begin SOURCE MATERIAL
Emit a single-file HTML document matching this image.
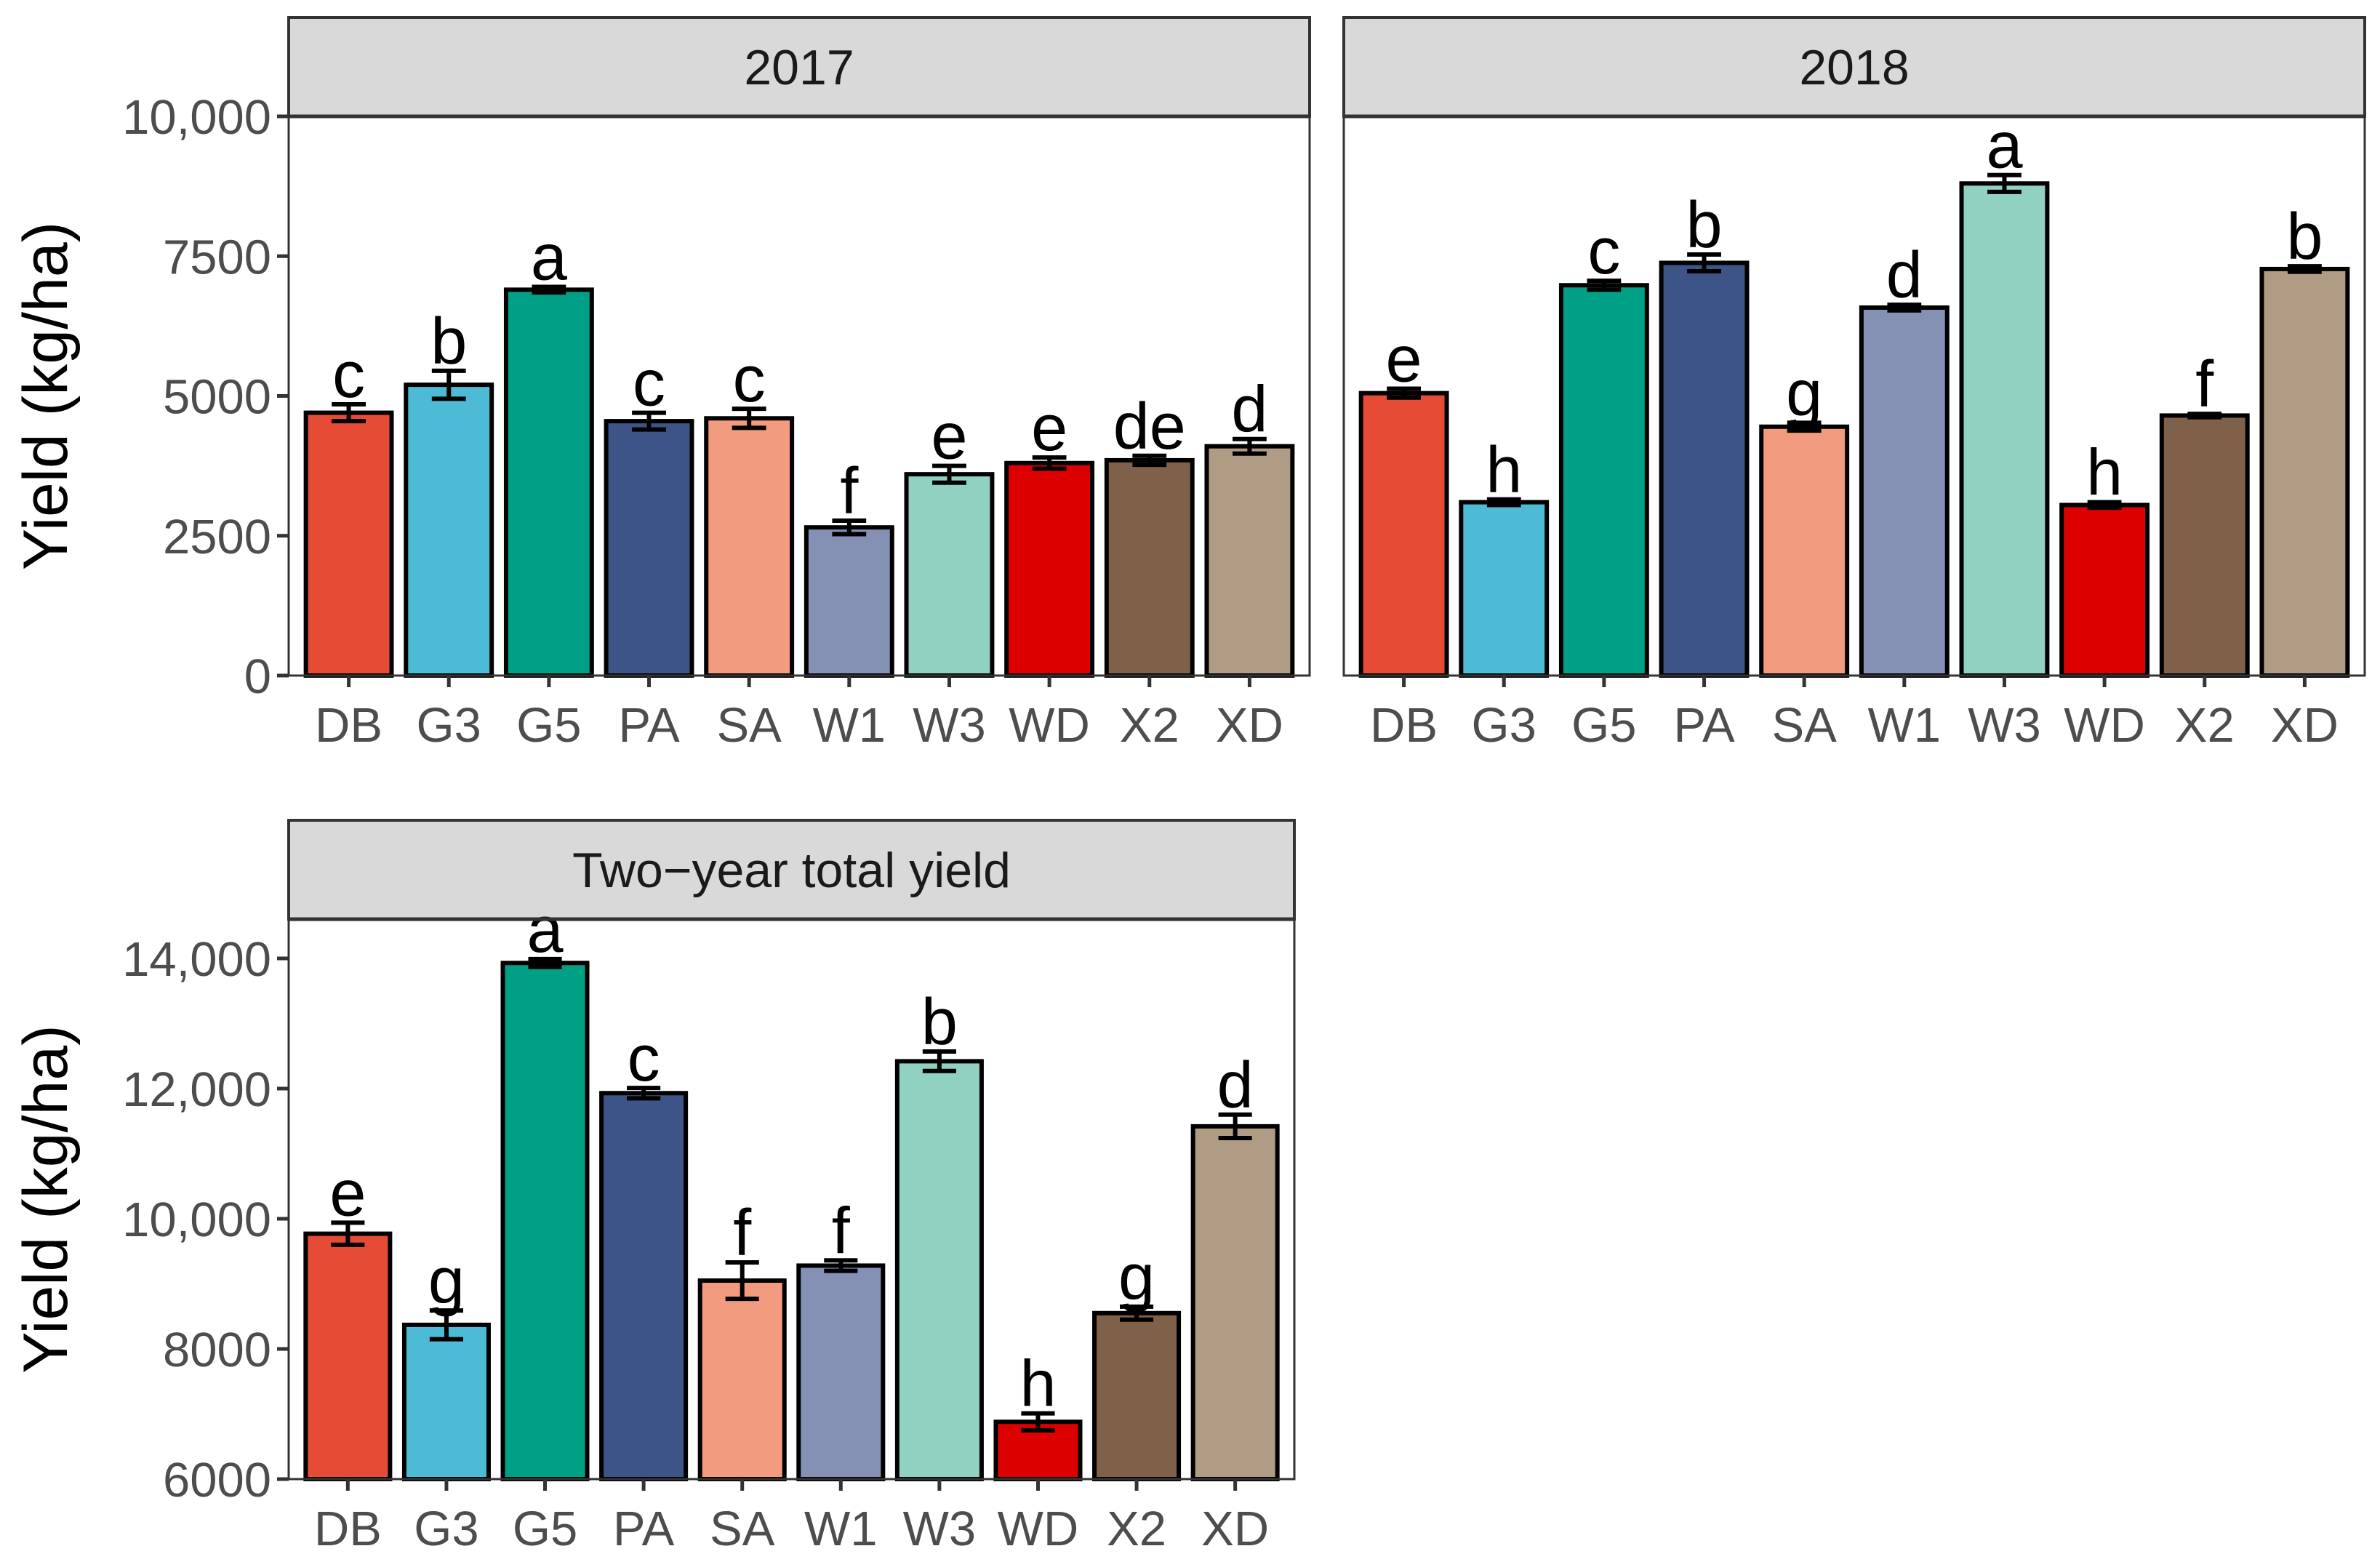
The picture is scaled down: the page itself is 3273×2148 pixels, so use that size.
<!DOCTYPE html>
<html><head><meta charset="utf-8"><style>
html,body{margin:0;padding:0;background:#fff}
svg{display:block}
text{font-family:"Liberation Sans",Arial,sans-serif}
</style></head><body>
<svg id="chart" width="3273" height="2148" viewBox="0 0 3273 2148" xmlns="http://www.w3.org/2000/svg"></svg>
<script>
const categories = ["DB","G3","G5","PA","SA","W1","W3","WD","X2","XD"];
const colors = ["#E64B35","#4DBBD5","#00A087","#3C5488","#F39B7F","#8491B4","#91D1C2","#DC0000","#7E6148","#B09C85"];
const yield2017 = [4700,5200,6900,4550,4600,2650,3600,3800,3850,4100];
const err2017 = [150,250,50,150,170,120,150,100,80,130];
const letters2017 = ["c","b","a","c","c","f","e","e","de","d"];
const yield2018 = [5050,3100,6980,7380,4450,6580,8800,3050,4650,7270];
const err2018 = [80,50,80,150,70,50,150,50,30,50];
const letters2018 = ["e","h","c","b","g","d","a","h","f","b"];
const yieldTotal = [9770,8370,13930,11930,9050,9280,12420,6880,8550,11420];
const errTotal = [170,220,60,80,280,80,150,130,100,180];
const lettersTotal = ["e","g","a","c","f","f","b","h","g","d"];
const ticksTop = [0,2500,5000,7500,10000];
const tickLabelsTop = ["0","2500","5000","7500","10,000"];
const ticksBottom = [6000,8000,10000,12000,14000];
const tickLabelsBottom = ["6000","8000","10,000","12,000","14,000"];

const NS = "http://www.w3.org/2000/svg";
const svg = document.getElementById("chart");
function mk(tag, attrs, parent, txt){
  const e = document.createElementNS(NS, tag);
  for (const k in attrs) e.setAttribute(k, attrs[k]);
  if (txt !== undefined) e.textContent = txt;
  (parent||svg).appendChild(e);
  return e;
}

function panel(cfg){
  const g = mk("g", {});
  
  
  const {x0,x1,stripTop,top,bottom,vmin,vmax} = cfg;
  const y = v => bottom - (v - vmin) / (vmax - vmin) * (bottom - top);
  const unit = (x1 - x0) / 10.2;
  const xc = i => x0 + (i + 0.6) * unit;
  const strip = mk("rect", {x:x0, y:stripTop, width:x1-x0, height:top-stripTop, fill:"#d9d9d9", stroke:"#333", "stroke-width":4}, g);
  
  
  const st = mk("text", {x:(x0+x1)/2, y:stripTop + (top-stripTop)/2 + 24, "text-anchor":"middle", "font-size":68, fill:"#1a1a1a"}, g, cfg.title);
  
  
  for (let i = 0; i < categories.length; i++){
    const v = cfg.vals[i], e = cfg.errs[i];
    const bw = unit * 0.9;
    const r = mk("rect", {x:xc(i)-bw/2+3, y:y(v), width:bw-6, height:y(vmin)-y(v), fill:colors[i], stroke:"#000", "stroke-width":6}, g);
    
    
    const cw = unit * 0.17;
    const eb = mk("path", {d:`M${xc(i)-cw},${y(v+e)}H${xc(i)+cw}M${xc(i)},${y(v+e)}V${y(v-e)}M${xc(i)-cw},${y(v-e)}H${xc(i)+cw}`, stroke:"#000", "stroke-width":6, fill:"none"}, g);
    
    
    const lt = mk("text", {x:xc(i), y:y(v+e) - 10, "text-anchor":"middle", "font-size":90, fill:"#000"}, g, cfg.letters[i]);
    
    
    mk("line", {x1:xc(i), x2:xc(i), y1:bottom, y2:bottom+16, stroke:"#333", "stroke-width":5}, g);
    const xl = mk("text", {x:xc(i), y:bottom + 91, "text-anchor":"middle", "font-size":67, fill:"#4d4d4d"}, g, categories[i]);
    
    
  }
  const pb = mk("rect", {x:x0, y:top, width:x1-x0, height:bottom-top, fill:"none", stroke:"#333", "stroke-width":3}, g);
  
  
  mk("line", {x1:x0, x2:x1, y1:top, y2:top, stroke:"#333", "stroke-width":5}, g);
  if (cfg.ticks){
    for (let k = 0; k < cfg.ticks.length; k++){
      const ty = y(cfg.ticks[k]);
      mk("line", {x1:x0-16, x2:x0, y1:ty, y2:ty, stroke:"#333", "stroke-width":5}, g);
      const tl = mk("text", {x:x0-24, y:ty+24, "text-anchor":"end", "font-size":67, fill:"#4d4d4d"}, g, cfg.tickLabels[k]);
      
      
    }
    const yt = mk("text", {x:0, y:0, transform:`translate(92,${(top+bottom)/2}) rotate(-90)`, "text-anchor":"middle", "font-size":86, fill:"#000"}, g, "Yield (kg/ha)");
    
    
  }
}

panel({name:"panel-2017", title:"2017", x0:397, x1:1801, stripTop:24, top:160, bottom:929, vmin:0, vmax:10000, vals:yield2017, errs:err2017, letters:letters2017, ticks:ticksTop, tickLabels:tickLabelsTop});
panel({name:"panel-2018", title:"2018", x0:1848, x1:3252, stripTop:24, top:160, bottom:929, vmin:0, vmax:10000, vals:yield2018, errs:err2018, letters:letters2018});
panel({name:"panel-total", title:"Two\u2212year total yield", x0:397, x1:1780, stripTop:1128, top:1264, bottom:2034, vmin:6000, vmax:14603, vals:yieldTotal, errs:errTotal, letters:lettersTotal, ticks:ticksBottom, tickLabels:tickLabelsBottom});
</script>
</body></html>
end SOURCE MATERIAL
Set the data above down again exactly as given, with no pictures.

Emit a single-file HTML document matching this image.
The picture is scaled down: the page itself is 3273×2148 pixels, so use that size.
<!DOCTYPE html>
<html><head><meta charset="utf-8"><style>
html,body{margin:0;padding:0;background:#fff}
svg{display:block}
text{font-family:"Liberation Sans",Arial,sans-serif}
</style></head><body>
<svg id="chart" width="3273" height="2148" viewBox="0 0 3273 2148" xmlns="http://www.w3.org/2000/svg"></svg>
<script>
const categories = ["DB","G3","G5","PA","SA","W1","W3","WD","X2","XD"];
const colors = ["#E64B35","#4DBBD5","#00A087","#3C5488","#F39B7F","#8491B4","#91D1C2","#DC0000","#7E6148","#B09C85"];
const yield2017 = [4700,5200,6900,4550,4600,2650,3600,3800,3850,4100];
const err2017 = [150,250,50,150,170,120,150,100,80,130];
const letters2017 = ["c","b","a","c","c","f","e","e","de","d"];
const yield2018 = [5050,3100,6980,7380,4450,6580,8800,3050,4650,7270];
const err2018 = [80,50,80,150,70,50,150,50,30,50];
const letters2018 = ["e","h","c","b","g","d","a","h","f","b"];
const yieldTotal = [9770,8370,13930,11930,9050,9280,12420,6880,8550,11420];
const errTotal = [170,220,60,80,280,80,150,130,100,180];
const lettersTotal = ["e","g","a","c","f","f","b","h","g","d"];
const ticksTop = [0,2500,5000,7500,10000];
const tickLabelsTop = ["0","2500","5000","7500","10,000"];
const ticksBottom = [6000,8000,10000,12000,14000];
const tickLabelsBottom = ["6000","8000","10,000","12,000","14,000"];

const NS = "http://www.w3.org/2000/svg";
const svg = document.getElementById("chart");
function mk(tag, attrs, parent, txt){
  const e = document.createElementNS(NS, tag);
  for (const k in attrs) e.setAttribute(k, attrs[k]);
  if (txt !== undefined) e.textContent = txt;
  (parent||svg).appendChild(e);
  return e;
}

function panel(cfg){
  const g = mk("g", {});
  
  
  const {x0,x1,stripTop,top,bottom,vmin,vmax} = cfg;
  const y = v => bottom - (v - vmin) / (vmax - vmin) * (bottom - top);
  const unit = (x1 - x0) / 10.2;
  const xc = i => x0 + (i + 0.6) * unit;
  const strip = mk("rect", {x:x0, y:stripTop, width:x1-x0, height:top-stripTop, fill:"#d9d9d9", stroke:"#333", "stroke-width":4}, g);
  
  
  const st = mk("text", {x:(x0+x1)/2, y:stripTop + (top-stripTop)/2 + 24, "text-anchor":"middle", "font-size":68, fill:"#1a1a1a"}, g, cfg.title);
  
  
  for (let i = 0; i < categories.length; i++){
    const v = cfg.vals[i], e = cfg.errs[i];
    const bw = unit * 0.9;
    const r = mk("rect", {x:xc(i)-bw/2+3, y:y(v), width:bw-6, height:y(vmin)-y(v), fill:colors[i], stroke:"#000", "stroke-width":6}, g);
    
    
    const cw = unit * 0.17;
    const eb = mk("path", {d:`M${xc(i)-cw},${y(v+e)}H${xc(i)+cw}M${xc(i)},${y(v+e)}V${y(v-e)}M${xc(i)-cw},${y(v-e)}H${xc(i)+cw}`, stroke:"#000", "stroke-width":6, fill:"none"}, g);
    
    
    const lt = mk("text", {x:xc(i), y:y(v+e) - 10, "text-anchor":"middle", "font-size":90, fill:"#000"}, g, cfg.letters[i]);
    
    
    mk("line", {x1:xc(i), x2:xc(i), y1:bottom, y2:bottom+16, stroke:"#333", "stroke-width":5}, g);
    const xl = mk("text", {x:xc(i), y:bottom + 91, "text-anchor":"middle", "font-size":67, fill:"#4d4d4d"}, g, categories[i]);
    
    
  }
  const pb = mk("rect", {x:x0, y:top, width:x1-x0, height:bottom-top, fill:"none", stroke:"#333", "stroke-width":3}, g);
  
  
  mk("line", {x1:x0, x2:x1, y1:top, y2:top, stroke:"#333", "stroke-width":5}, g);
  if (cfg.ticks){
    for (let k = 0; k < cfg.ticks.length; k++){
      const ty = y(cfg.ticks[k]);
      mk("line", {x1:x0-16, x2:x0, y1:ty, y2:ty, stroke:"#333", "stroke-width":5}, g);
      const tl = mk("text", {x:x0-24, y:ty+24, "text-anchor":"end", "font-size":67, fill:"#4d4d4d"}, g, cfg.tickLabels[k]);
      
      
    }
    const yt = mk("text", {x:0, y:0, transform:`translate(92,${(top+bottom)/2}) rotate(-90)`, "text-anchor":"middle", "font-size":86, fill:"#000"}, g, "Yield (kg/ha)");
    
    
  }
}

panel({name:"panel-2017", title:"2017", x0:397, x1:1801, stripTop:24, top:160, bottom:929, vmin:0, vmax:10000, vals:yield2017, errs:err2017, letters:letters2017, ticks:ticksTop, tickLabels:tickLabelsTop});
panel({name:"panel-2018", title:"2018", x0:1848, x1:3252, stripTop:24, top:160, bottom:929, vmin:0, vmax:10000, vals:yield2018, errs:err2018, letters:letters2018});
panel({name:"panel-total", title:"Two\u2212year total yield", x0:397, x1:1780, stripTop:1128, top:1264, bottom:2034, vmin:6000, vmax:14603, vals:yieldTotal, errs:errTotal, letters:lettersTotal, ticks:ticksBottom, tickLabels:tickLabelsBottom});
</script>
</body></html>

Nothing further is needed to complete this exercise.